It’s officially Christmas season. And no I’m not skipping Thanksgiving. That’s included. What I am doing is mashing the two together to promote the end of 2020. I’m considering bringing out the New Year decorations too. Let’s embrace the last few months of this god-awful year with kindness and grace and a lot of coping mechanisms.
November 4th is right around the corner. We all know what that means. No matter which side wins, it will probably result in some form of rioting, protests, and complaining till January. For those of us that don’t view politics as the only important thing in this season, it’s overwhelming.
On any form social media you will likely find comments such as “they hate republicans” or “they hate democrats”. People painting themselves as victims of the other side’s opinions and biases. We’ve segregated ourselves into “us Vs. Them”. Not only is it sickening to see us hate each other so ferociously, it’s sickening to see the hypocrisy that comes from it. The things said online or in interviews or on blog posts will never be repeated when you’re actually face-to-face with the “other side”.

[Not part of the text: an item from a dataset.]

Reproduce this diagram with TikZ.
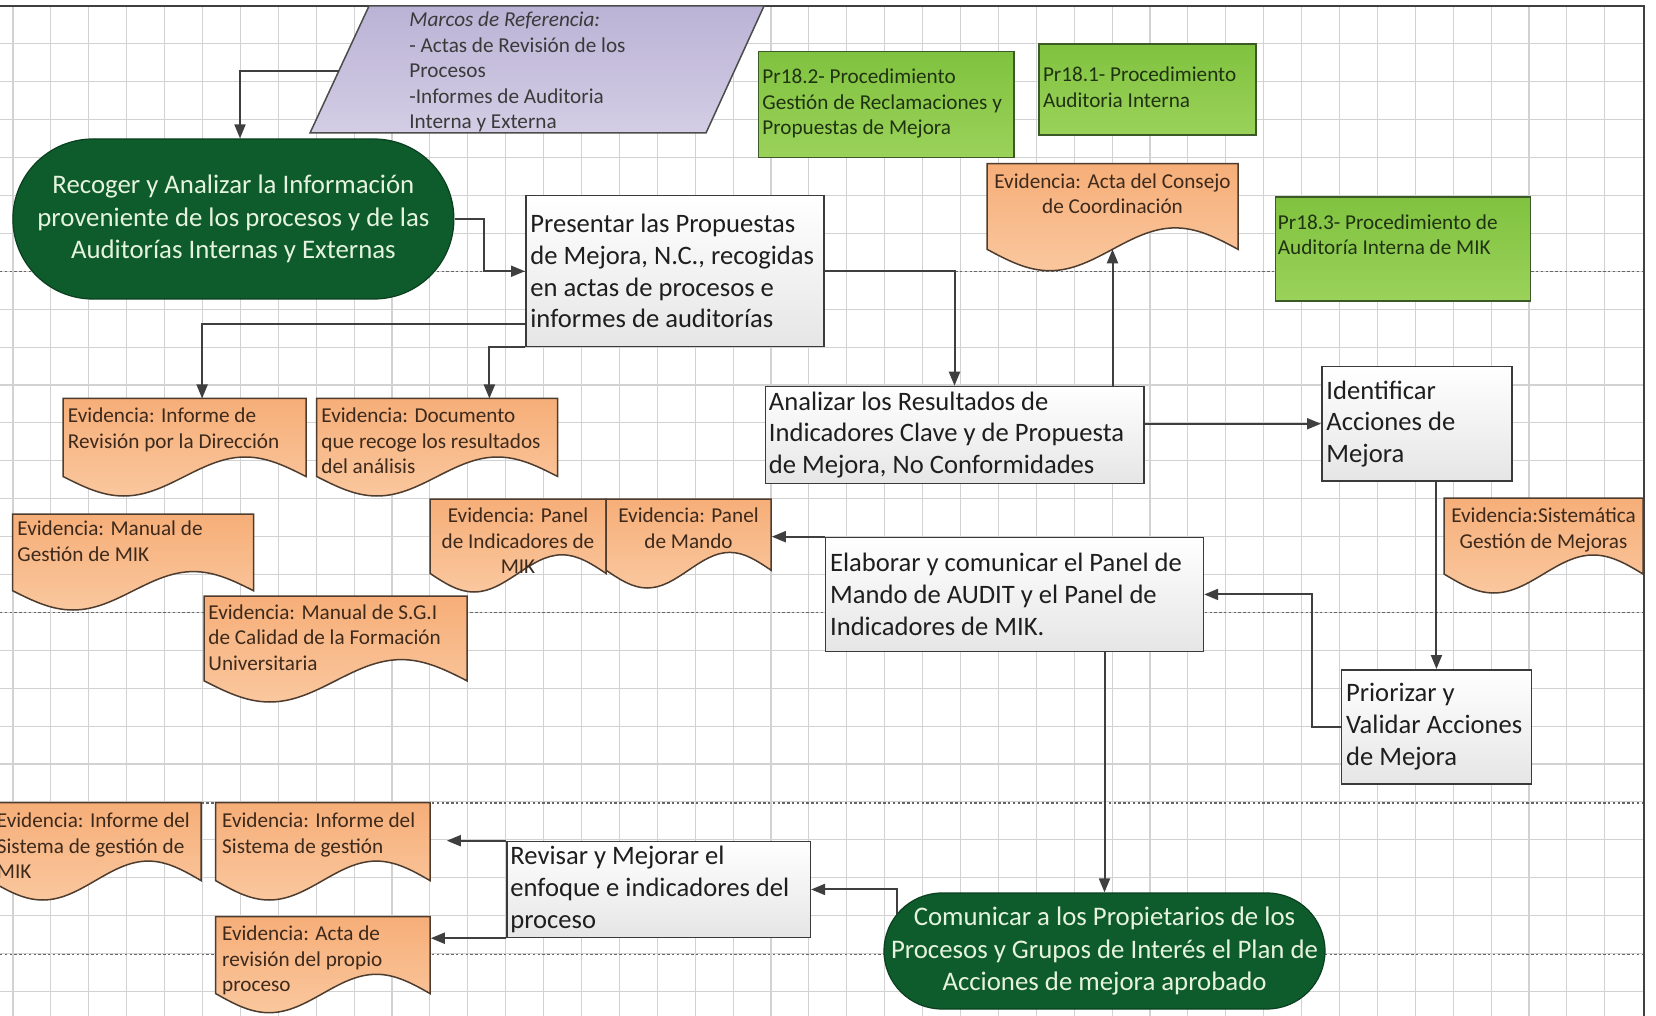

I have a Black Lives Matter sticker on my toolbox at work. Some of my clients are conservative. They sit down, take a look at my sticker, maybe glare at it, but they won’t say anything. Why? Because people won’t start a fight with someone when they’re face-to-face. They don’t know how that person will react. When we’re online for some reason that changes. No longer do we see those people for who they really are. We see their politics and their opinions.
It’s hard to start a conflict over opinions when you can look someone in the eye and see their humanity. I believe that society hasn’t lost this trait completely. When we see each other truthfully, we understand that difference in opinion exists. We respect their stance no matter if we disagree with it or not.
This has been a really hard lesson for me to learn, especially as part of the LGBT community. I see a conservative and automatically think they’re against me. I would never visit a southern state where the murder rates for LGBT people are the highest. I see southern people as anti-LGBT. But those biases are just that: biases. They’re not centered on truth. I’ve met many great people that are conservative and actually support me. I’ve met southern people that fight for LGBT equality. Even though my biases are still there, I have to remind myself not to group people together. There are conservatives in SoCal just like there are democrats in Alabama. Blue and red states respectively but that doesn’t mean everyone is blue in California and red in Alabama.
My Christmas wish this year is that we all learn to embrace our differences and to stop putting politics above human life. We weren’t created to hate each other. We’re imperfect human beings running our own races in our own time. Our experiences are different, our stories are different. Let’s try to see each other as human before we see their political lines.
And not that you need a reminder to vote but here it is.